Robin Stimson, Vice President of Business Development at Siemens Mobility said:The engineering is relatively straightforward. What's much harder is assessing the hours it takes to work with an agency through design reviews, approvals and commissioning. Trust only comes through open, transparent communication, and that's how you reduce the risk that gets built into every procurement.
Jitendra Tomar from CAF USA identified similar issues. He pointed to increasingly detailed reliability requirements, extensive documentation demands and highly prescriptive specifications as recurring cost drivers. Performance-based specifications, he suggested, often allow manufacturers to achieve the desired operational outcomes more efficiently than prescriptive requirements dictating exactly how every component should be designed.

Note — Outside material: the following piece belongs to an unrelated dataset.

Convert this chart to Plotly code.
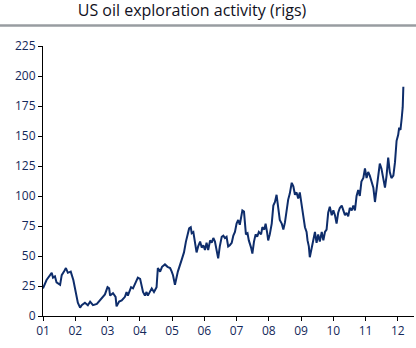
import plotly.graph_objects as go

# time (decimal years) and rig counts
years = [
    2001.00, 2001.11, 2001.27, 2001.31, 2001.37, 2001.42, 2001.53, 2001.58, 2001.65, 2001.71,
    2001.77, 2001.86, 2001.94, 2002.00, 2002.04, 2002.08, 2002.15, 2002.20, 2002.30, 2002.39,
    2002.46, 2002.55, 2002.67, 2002.77, 2002.86, 2002.92, 2003.00, 2003.05, 2003.08, 2003.17,
    2003.25, 2003.28, 2003.36, 2003.44, 2003.54, 2003.59, 2003.63, 2003.73, 2003.79, 2003.87,
    2003.94, 2004.01, 2004.06, 2004.10, 2004.16, 2004.21, 2004.25, 2004.37, 2004.44, 2004.52,
    2004.56, 2004.63, 2004.69, 2004.78, 2004.86, 2004.94, 2004.99, 2005.03, 2005.09, 2005.14,
    2005.18, 2005.30, 2005.37, 2005.43, 2005.47, 2005.53, 2005.58, 2005.61, 2005.66, 2005.71,
    2005.76, 2005.81, 2005.87, 2005.92, 2005.97, 2006.02, 2006.07, 2006.12, 2006.18, 2006.23,
    2006.28, 2006.33, 2006.38, 2006.43, 2006.48, 2006.54, 2006.59, 2006.64, 2006.69, 2006.74,
    2006.79, 2006.85, 2006.90, 2006.95, 2007.00, 2007.05, 2007.10, 2007.18, 2007.23, 2007.26,
    2007.29, 2007.34, 2007.38, 2007.45, 2007.49, 2007.54, 2007.59, 2007.64, 2007.69, 2007.76,
    2007.80, 2007.86, 2007.90, 2007.95, 2007.98, 2008.03, 2008.09, 2008.14, 2008.19, 2008.24,
    2008.29, 2008.34, 2008.40, 2008.45, 2008.50, 2008.55, 2008.60, 2008.65, 2008.71, 2008.76,
    2008.81, 2008.86, 2008.91, 2008.96, 2009.02, 2009.07, 2009.12, 2009.17, 2009.20, 2009.24,
    2009.27, 2009.33, 2009.38, 2009.43, 2009.48, 2009.53, 2009.58, 2009.64, 2009.69, 2009.74,
    2009.79, 2009.84, 2009.89, 2009.95, 2010.00, 2010.05, 2010.10, 2010.15, 2010.20, 2010.26,
    2010.31, 2010.36, 2010.41, 2010.46, 2010.51, 2010.57, 2010.62, 2010.67, 2010.72, 2010.77,
    2010.82, 2010.87, 2010.93, 2010.98, 2011.03, 2011.08, 2011.13, 2011.18, 2011.24, 2011.29,
    2011.34, 2011.39, 2011.44, 2011.49, 2011.55, 2011.60, 2011.65, 2011.70, 2011.75, 2011.80,
    2011.86, 2011.91, 2011.96, 2012.01, 2012.04, 2012.08, 2012.12, 2012.15, 2012.17,
]
rigs = [
    23, 30, 36, 32, 33, 28, 26, 34, 37, 40,
    36, 37, 30, 23, 17, 11, 7, 9, 11, 9,
    12, 9, 10, 13, 16, 18, 24, 23, 17, 19,
    16, 8, 12, 13, 16, 20, 17, 24, 23, 28,
    32, 31, 26, 20, 17, 20, 17, 23, 20, 24,
    40, 37, 41, 43, 41, 40, 37, 34, 26, 32,
    37, 47, 53, 62, 67, 73, 74, 69, 70, 59,
    53, 58, 62, 57, 59, 55, 61, 55, 63, 61,
    65, 62, 53, 48, 58, 66, 67, 65, 66, 58,
    59, 61, 67, 70, 77, 80, 76, 88, 87, 78,
    68, 69, 63, 57, 52, 62, 68, 66, 70, 68,
    74, 72, 77, 69, 63, 68, 77, 92, 95, 101,
    88, 80, 77, 72, 78, 88, 97, 102, 111, 108,
    101, 103, 98, 103, 94, 83, 74, 70, 63, 58,
    49, 57, 62, 70, 61, 68, 62, 70, 63, 70,
    72, 86, 91, 84, 88, 84, 77, 86, 90, 92,
    88, 84, 86, 83, 90, 88, 92, 88, 100, 105,
    100, 112, 115, 123, 115, 120, 117, 112, 107, 95,
    107, 117, 127, 123, 115, 107, 117, 132, 120, 115,
    117, 128, 146, 151, 157, 155, 165, 174, 191,
]

tick_years = [2001, 2002, 2003, 2004, 2005, 2006, 2007, 2008, 2009, 2010, 2011, 2012]
tick_labels = ["01", "02", "03", "04", "05", "06", "07", "08", "09", "10", "11", "12"]
y_ticks = [0, 25, 50, 75, 100, 125, 150, 175, 200, 225]

NAVY = "#0e2d6b"
TXT = "#14285a"
FONT = "Open Sans"

fig = go.Figure()
fig.add_trace(go.Scatter(x=years, y=rigs, mode="lines",
                         line=dict(color=NAVY, width=2), showlegend=False))

fig.update_layout(
    width=416, height=348,
    margin=dict(l=43, r=2, t=46, b=32),
    paper_bgcolor="white", plot_bgcolor="white",
    font=dict(family=FONT, size=12, color=TXT),
    title=dict(text="US oil exploration activity (rigs)",
               font=dict(family=FONT, size=16, color="#111122"),
               x=192 / 416, xanchor="center", xref="container",
               y=1 - 10 / 348, yanchor="middle", yref="container"),
    shapes=[dict(type="line", xref="paper", yref="paper",
                 x0=-43 / 371, x1=373 / 371, y0=(316 - 25.5) / 270, y1=(316 - 25.5) / 270,
                 line=dict(color="#989ca1", width=2.5))],
)
fig.update_xaxes(range=[2001, 2012.5], tickmode="array", tickvals=tick_years,
                 ticktext=tick_labels, showgrid=False, zeroline=False,
                 showline=True, linecolor="black", linewidth=1,
                 ticks="outside", ticklen=4, tickcolor="black",
                 tickfont=dict(family=FONT, size=12, color=TXT))
fig.update_yaxes(range=[0, 225], tickmode="array", tickvals=y_ticks,
                 showgrid=False, zeroline=False,
                 showline=True, linecolor="black", linewidth=1,
                 ticks="outside", ticklen=4, tickcolor="black",
                 tickfont=dict(family=FONT, size=12, color=TXT))

fig.write_html("out.html")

Meanwhile, Pallavi Lal, Global Director of Vehicles & Operations at Hatch, described consultants increasingly acting as translators between agencies and manufacturers. Her role, she explained, frequently involves interpreting market conditions, supply chain risks, escalation mechanisms and procurement requirements to help agencies produce realistic independent cost estimates while ensuring procurement remains commercially achievable.
The Cost of Uncertainty
As such, the two discussions consistently reinforced one another in emphasising the cost of uncertainty. Civil contractors, vehicle manufacturers, consultants and transit agencies all described different projects, different markets and different procurement methods, yet the recurring themes remained consistent.
Utilities create uncertainty. Changing project scope creates uncertainty. Poorly allocated risk creates uncertainty. Customisation creates uncertainty. Long procurement timelines create uncertainty. These uncertainties ultimately find their way into project costs.
Major infrastructure projects will always involve unknowns, but the speakers argued that identifying those unknowns earlier, assigning responsibility more realistically and maintaining genuine collaboration throughout procurement can prevent them from becoming unnecessarily expensive.